Entries with chart source code:
:::::

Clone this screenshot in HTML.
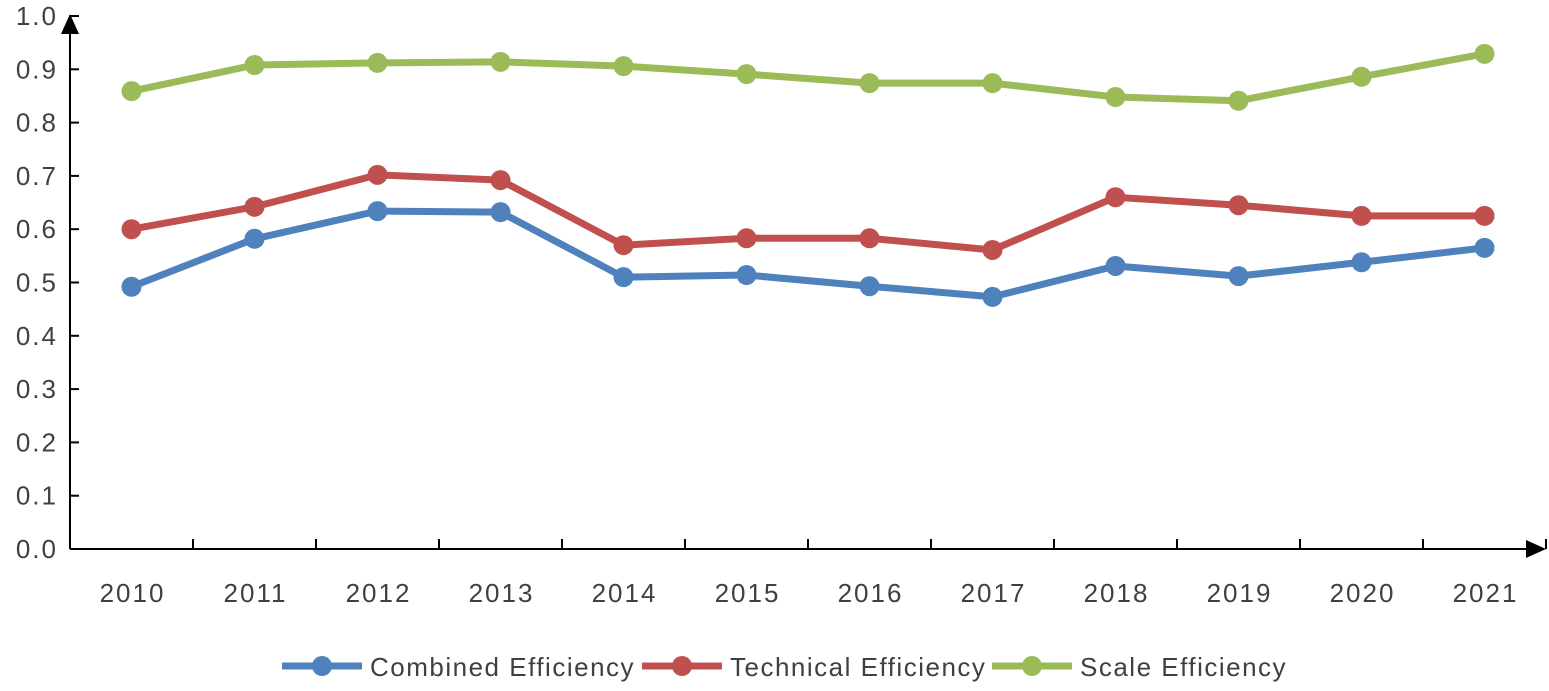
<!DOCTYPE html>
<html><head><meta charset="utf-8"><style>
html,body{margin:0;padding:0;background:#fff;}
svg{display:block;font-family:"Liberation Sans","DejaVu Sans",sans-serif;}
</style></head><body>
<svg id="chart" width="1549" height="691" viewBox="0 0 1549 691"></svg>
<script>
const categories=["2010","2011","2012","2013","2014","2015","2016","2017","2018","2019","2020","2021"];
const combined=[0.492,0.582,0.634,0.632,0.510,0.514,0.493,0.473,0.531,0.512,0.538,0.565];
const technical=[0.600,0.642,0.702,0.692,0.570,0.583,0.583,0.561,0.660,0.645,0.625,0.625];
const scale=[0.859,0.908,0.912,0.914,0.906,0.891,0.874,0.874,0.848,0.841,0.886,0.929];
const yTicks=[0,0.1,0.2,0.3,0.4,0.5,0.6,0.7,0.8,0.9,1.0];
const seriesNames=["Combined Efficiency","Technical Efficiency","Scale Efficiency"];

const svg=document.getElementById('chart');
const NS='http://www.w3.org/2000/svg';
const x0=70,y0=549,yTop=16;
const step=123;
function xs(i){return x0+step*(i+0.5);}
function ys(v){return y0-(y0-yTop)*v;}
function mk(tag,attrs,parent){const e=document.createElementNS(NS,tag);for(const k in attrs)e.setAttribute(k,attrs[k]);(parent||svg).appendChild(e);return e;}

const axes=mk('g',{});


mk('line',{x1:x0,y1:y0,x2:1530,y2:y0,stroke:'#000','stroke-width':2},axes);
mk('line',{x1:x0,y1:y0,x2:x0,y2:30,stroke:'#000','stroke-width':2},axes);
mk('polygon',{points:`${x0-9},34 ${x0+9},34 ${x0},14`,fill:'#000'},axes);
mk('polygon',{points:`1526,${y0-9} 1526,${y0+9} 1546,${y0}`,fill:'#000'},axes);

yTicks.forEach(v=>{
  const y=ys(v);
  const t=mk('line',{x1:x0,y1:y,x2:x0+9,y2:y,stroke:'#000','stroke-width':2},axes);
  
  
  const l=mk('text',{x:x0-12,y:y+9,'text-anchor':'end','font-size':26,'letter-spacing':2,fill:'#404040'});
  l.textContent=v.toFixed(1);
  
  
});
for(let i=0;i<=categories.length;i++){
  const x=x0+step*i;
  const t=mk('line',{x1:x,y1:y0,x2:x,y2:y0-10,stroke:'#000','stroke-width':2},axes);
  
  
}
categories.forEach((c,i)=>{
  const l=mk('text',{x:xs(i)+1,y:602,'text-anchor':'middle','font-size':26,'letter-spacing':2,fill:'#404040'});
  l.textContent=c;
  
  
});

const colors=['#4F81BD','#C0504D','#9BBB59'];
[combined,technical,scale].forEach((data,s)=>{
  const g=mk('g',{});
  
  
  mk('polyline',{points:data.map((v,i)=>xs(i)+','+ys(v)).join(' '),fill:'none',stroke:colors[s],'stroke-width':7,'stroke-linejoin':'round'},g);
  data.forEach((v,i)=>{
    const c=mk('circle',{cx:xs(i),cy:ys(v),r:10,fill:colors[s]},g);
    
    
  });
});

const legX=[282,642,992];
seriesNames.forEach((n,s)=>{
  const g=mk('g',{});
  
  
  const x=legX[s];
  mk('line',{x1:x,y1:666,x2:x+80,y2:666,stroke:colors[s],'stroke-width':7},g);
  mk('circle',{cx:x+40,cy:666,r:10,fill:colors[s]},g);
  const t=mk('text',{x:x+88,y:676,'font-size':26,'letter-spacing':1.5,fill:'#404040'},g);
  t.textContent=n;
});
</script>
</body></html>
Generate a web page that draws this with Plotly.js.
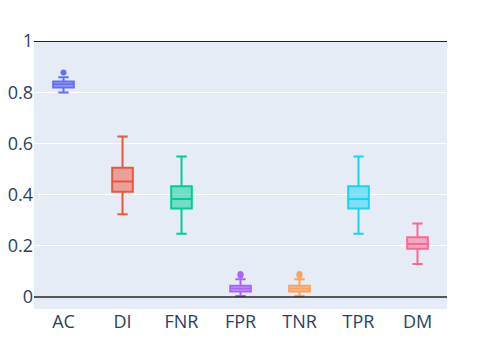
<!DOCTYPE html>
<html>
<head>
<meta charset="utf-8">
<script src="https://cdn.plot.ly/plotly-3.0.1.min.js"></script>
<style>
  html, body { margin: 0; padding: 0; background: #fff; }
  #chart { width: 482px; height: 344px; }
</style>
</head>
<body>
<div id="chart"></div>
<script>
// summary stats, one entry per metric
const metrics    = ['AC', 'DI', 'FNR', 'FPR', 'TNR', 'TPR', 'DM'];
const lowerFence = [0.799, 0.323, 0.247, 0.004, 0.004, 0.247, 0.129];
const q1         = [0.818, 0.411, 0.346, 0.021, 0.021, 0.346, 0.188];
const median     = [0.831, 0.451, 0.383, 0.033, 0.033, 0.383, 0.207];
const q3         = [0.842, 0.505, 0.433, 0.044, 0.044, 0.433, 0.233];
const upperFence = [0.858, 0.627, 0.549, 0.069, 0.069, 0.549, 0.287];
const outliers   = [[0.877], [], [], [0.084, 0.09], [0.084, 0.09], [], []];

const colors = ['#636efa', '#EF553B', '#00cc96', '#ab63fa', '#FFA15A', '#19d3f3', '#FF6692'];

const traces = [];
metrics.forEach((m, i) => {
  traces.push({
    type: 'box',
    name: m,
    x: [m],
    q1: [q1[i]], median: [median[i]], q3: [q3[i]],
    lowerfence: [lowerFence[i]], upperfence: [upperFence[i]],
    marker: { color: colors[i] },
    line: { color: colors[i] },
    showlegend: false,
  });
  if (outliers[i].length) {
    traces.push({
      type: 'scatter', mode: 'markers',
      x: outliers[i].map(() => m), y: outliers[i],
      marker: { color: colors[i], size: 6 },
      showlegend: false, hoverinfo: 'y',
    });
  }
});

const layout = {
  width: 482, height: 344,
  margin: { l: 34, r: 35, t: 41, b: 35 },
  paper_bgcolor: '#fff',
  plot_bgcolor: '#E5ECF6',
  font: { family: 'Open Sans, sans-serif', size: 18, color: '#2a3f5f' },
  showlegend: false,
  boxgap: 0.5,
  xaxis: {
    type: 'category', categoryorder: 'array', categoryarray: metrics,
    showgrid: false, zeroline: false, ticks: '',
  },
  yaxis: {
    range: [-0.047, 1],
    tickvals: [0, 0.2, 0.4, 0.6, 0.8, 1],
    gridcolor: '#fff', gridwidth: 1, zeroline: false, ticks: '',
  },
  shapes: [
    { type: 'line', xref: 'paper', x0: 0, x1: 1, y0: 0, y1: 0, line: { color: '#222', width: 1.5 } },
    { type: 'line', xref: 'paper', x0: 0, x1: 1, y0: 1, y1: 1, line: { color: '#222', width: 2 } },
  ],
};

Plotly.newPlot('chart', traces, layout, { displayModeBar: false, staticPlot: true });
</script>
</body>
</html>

:::::

Task prompt:
From the listing above, copy every line that holds the string "this".

Correct output:
Clone this screenshot in HTML.
Generate a web page that draws this with Plotly.js.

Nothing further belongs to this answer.